Kempinski’s pleasure of writing the play didn’t transform well once the play opened at the Young Vic to disastrous reviews. Of the opening, the New York Times wrote, “Distinguished artistic director, David Thacker, has come together with the actress Helen Mirren and the “Duet for One” playwright Tom Kempinski to provide one of the most spectacularly unfunny evenings the London theater has seen in decades. This is a unfortunate in that the play they are doing is intended as a farce. “Sex Please, We’re Italian” has one of those nudging titles that would suggest that Kempinski is hoping to make a late-life entry into the Ray Cooney college of mild sexual innuendo and complex plot machinery, without the vaguest idea of how to do it. As a result, we have an assortment of increasingly unhappy character actors led by Mirren roaming the stage in desperate search of something to do or some way of preventing the audience from demanding their money back. From a first reading of this script, it should have been clear that not only was there no play here but that Kempinski has not the faintest notion of the ground rules of farce. Vague allegations of sexual goings-on in a convent are not of themselves hilarious, nor does it help to have the bishop of Naples standing around at the side of the set waiting, like the rest of us, for something funny to happen. It doesn’t”.

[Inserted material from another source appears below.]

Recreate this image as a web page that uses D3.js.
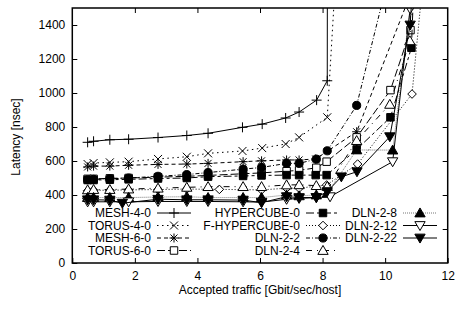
<!DOCTYPE html>
<html>
<head>
<meta charset="utf-8">
<script src="https://cdn.jsdelivr.net/npm/d3@7"></script>
<style>
body { margin: 0; background: #fff; }
svg text { font-family: "Liberation Sans", Arial, sans-serif; font-size: 12px; fill: #000; }
</style>
</head>
<body>
<div id="viz"></div>
<script>
// ---- data ----
var xTicks = [0, 2, 4, 6, 8, 10, 12]
var yTicks = [0, 200, 400, 600, 800, 1000, 1200, 1400]

var mesh40 = [[0.49,710],[0.68,716],[1.2,725],[1.8,728],[2.74,738],[3.66,750],[4.34,763],[5.44,798],[6.07,817],[6.82,853],[7.25,888],[7.81,958],[8.15,1072],[8.16,3000]]
var torus40 = [[0.49,582],[0.68,588],[1.2,592],[1.8,596],[2.74,612],[3.66,625],[4.34,645],[5.44,659],[6.07,676],[6.82,700],[7.25,739],[8.15,857],[8.5,1940]]
var mesh60 = [[0.49,565],[0.68,570],[1.2,570],[1.8,575],[2.74,580],[3.66,582],[4.34,586],[5.46,596],[6.05,601],[6.85,606],[7.25,606],[7.78,612],[9.09,772],[10.85,1600]]
var torus60 = [[0.49,495],[0.68,495],[1.2,498],[1.8,500],[2.74,505],[3.66,510],[4.34,515],[5.46,525],[6.05,530],[6.85,540],[7.25,545],[7.8,560],[8.13,596],[9.09,739],[10.17,1017],[10.81,1370],[10.78,1650]]
var hyper0 = [[0.49,488],[0.68,488],[1.2,490],[1.8,492],[2.74,497],[3.66,500],[4.34,508],[5.46,512],[6.05,515],[6.85,517],[7.25,517],[7.78,517],[8.13,517],[9.09,668],[10.17,857],[10.84,1266],[10.92,1650]]
var fhyper0 = [[0.49,425],[0.68,428],[1.2,428],[1.8,430],[2.74,432],[3.66,435],[4.7,433],[6.05,430],[6.85,440],[7.25,440],[8.13,459],[9.12,582],[10.86,994],[11.15,1550]]
var dln22 = [[0.49,490],[0.68,492],[1.2,495],[1.8,500],[2.74,510],[3.66,520],[4.34,532],[5.46,552],[6.05,562],[6.85,586],[7.25,586],[7.8,611],[8.15,660],[9.09,927],[10.4,1900]]
var dln24 = [[0.49,430],[0.68,432],[1.2,432],[1.8,435],[2.74,440],[3.66,445],[4.34,449],[5.46,449],[6.05,449],[6.85,459],[7.25,460],[7.8,455],[8.15,450],[9.09,720],[10.15,933],[10.79,1307],[10.95,1650]]
var dln28 = [[0.49,385],[0.68,385],[1.2,385],[1.8,385],[2.74,388],[3.66,390],[4.34,385],[5.46,385],[6.05,385],[6.85,400],[7.25,395],[7.8,400],[8.15,410],[9.09,665],[10.24,664],[10.9,1650]]
var dln212 = [[0.49,360],[0.68,360],[1.2,360],[1.8,360],[2.74,362],[3.66,362],[4.34,362],[5.46,360],[6.05,358],[6.85,375],[7.25,380],[7.8,385],[8.24,390],[10.24,596],[10.8,1495],[10.85,1700]]
var dln222 = [[0.49,372],[0.68,372],[1.2,370],[1.6,352],[2.74,375],[3.66,372],[4.34,372],[5.46,370],[6.05,355],[6.85,390],[7.25,385],[7.8,385],[8.15,420],[8.6,507],[9.1,537],[10.15,743],[10.8,1400],[10.9,1700]]

var names = ["MESH-4-0","TORUS-4-0","MESH-6-0","TORUS-6-0","HYPERCUBE-0","F-HYPERCUBE-0","DLN-2-2","DLN-2-4","DLN-2-8","DLN-2-12","DLN-2-22"]
var values = [mesh40, torus40, mesh60, torus60, hyper0, fhyper0, dln22, dln24, dln28, dln212, dln222]

// styles (line dash, color, marker) in the same order
var dashes = [null, "1.5,3.5", "4,3", "8,3", "8,3,3,3", "1,2", "4,2,1,2", "6,5,1,5", "1,1", null, null]
var colors = ["#000","#000","#000","#000","#000","#000","#000","#000","#777","#000","#000"]
var markers = ["plus","cross","star","osquare","fsquare","odiamond","fcircle","otri","ftri","oitri","fitri"]

// legend slots: column, row
var legendCol = [0,0,0,0,1,1,1,1,2,2,2]
var legendRow = [0,1,2,3,0,1,2,3,0,1,2]
var colTextEnd = [151, 300, 397]
var rowY = [213, 225.5, 238, 250.5]

var W = 455, H = 310
var pLeft = 72.3, pRight = 447.7, pTop = 8, pBottom = 263

var x = d3.scaleLinear().domain([0, 12]).range([pLeft, pRight])
var y = d3.scaleLinear().domain([0, 1500]).range([pBottom, pTop])

var svg = d3.select("#viz").append("svg")
  .attr("width", W)
  .attr("height", H)

svg.append("clipPath").attr("id", "clip")
  .append("rect")
  .attr("x", pLeft).attr("y", pTop)
  .attr("width", pRight - pLeft).attr("height", pBottom - pTop)

// axes, ticks pointing inward like gnuplot
function styleAxis(g) {
  g.select(".domain").remove()
  g.selectAll(".tick line").attr("stroke", "#000").attr("stroke-width", 1)
  g.selectAll("text").attr("font-size", 12).attr("font-family", "Liberation Sans, Arial, sans-serif")
}

svg.append("g")
  .attr("transform", "translate(0," + pBottom + ")")
  .call(d3.axisBottom(x).tickValues(xTicks).tickSizeInner(-5).tickSizeOuter(0).tickPadding(8).tickFormat(d3.format("d")))
  .call(styleAxis)

svg.append("g")
  .attr("transform", "translate(0," + pTop + ")")
  .call(d3.axisTop(x).tickValues(xTicks.slice(1, -1)).tickSizeInner(-5).tickSizeOuter(0).tickFormat(""))
  .call(styleAxis)

svg.append("g")
  .attr("transform", "translate(" + pLeft + ",0)")
  .call(d3.axisLeft(y).tickValues(yTicks).tickSizeInner(-5).tickSizeOuter(0).tickPadding(7).tickFormat(d3.format("d")))
  .call(styleAxis)

svg.append("g")
  .attr("transform", "translate(" + pRight + ",0)")
  .call(d3.axisRight(y).tickValues(yTicks.slice(1)).tickSizeInner(-5).tickSizeOuter(0).tickFormat(""))
  .call(styleAxis)

// axis titles
svg.append("text")
  .attr("x", (pLeft + pRight) / 2)
  .attr("y", 294)
  .attr("text-anchor", "middle")
  .text("Accepted traffic [Gbit/sec/host]")

svg.append("text")
  .attr("transform", "translate(20," + 137 + ") rotate(-90)")
  .attr("text-anchor", "middle")
  .text("Latency [nsec]")

// marker drawing
function drawMarker(g, type, color) {
  var sq = d3.symbol().type(d3.symbolSquare).size(56)
  var ci = d3.symbol().type(d3.symbolCircle).size(52)
  var tr = d3.symbol().type(d3.symbolTriangle).size(46)
  if (type == "plus") {
    g.append("path").attr("d", "M-5,0H5M0,-5V5").attr("stroke", color).attr("fill", "none")
  }
  if (type == "cross") {
    g.append("path").attr("d", "M-4,-4L4,4M-4,4L4,-4").attr("stroke", color).attr("fill", "none")
  }
  if (type == "star") {
    g.append("path").attr("d", "M-4.5,0H4.5M0,-4.5V4.5M-3.5,-3.5L3.5,3.5M-3.5,3.5L3.5,-3.5").attr("stroke", color).attr("fill", "none")
  }
  if (type == "osquare" || type == "fsquare") {
    g.append("path").attr("d", sq())
      .attr("stroke", color)
      .attr("fill", type == "fsquare" ? color : "#fff")
  }
  if (type == "odiamond") {
    g.append("path").attr("d", "M0,-4.3L4.3,0L0,4.3L-4.3,0Z").attr("stroke", color).attr("fill", "#fff")
  }
  if (type == "fcircle") {
    g.append("path").attr("d", ci()).attr("stroke", color).attr("fill", color)
  }
  if (type == "otri" || type == "ftri") {
    g.append("path").attr("d", tr())
      .attr("transform", "translate(0,0.9)")
      .attr("stroke", color)
      .attr("fill", type == "ftri" ? color : "#fff")
  }
  if (type == "oitri" || type == "fitri") {
    g.append("path").attr("d", tr())
      .attr("transform", "translate(0,-0.9) rotate(180)")
      .attr("stroke", color)
      .attr("fill", type == "fitri" ? color : "#fff")
  }
}

var line = d3.line()
  .x(function(d) { return x(d[0]) })
  .y(function(d) { return y(d[1]) })

var plot = svg.append("g").attr("clip-path", "url(#clip)")

values.forEach(function(arr, i) {
  var s = plot.append("g")
  s.append("path")
    .datum(arr)
    .attr("d", line)
    .attr("fill", "none")
    .attr("stroke", colors[i])
    .attr("stroke-width", 1)
    .attr("stroke-dasharray", dashes[i])

  arr.filter(function(d) { return d[1] <= 1500 }).forEach(function(d) {
    var m = s.append("g").attr("transform", "translate(" + x(d[0]) + "," + y(d[1]) + ")")
    drawMarker(m, markers[i], colors[i] == "#777" ? "#000" : colors[i])
  })
})

// legend
var legend = svg.append("g")
names.forEach(function(name, i) {
  var tx = colTextEnd[legendCol[i]]
  var ty = rowY[legendRow[i]]
  legend.append("text")
    .attr("x", tx)
    .attr("y", ty)
    .attr("dy", "0.35em")
    .attr("text-anchor", "end")
    .text(name)
  var x0 = tx + 6, x1 = tx + 40
  legend.append("line")
    .attr("x1", x0).attr("x2", x1)
    .attr("y1", ty).attr("y2", ty)
    .attr("stroke", colors[i])
    .attr("stroke-dasharray", dashes[i])
  var m = legend.append("g").attr("transform", "translate(" + ((x0 + x1) / 2) + "," + ty + ")")
  drawMarker(m, markers[i], colors[i] == "#777" ? "#000" : colors[i])
})

// border
svg.append("rect")
  .attr("x", pLeft).attr("y", pTop)
  .attr("width", pRight - pLeft).attr("height", pBottom - pTop)
  .attr("fill", "none")
  .attr("stroke", "#000")
  .attr("stroke-width", 1.5)
</script>
</body>
</html>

Helen Mirren recalled this production as “traumatic” in an interview with the Independent several years later: “The last play I was in was so traumatic I can’t think any more. It was Sex Please, We’re Italian at the Young Vic, three years ago. We all thought it was brilliant, the try-out audiences loved it, cheering like mad at the curtain – then came the first night, and it was a slaughterhouse. The critics massacred us. The theatre emptied, just like that. Terrifying.”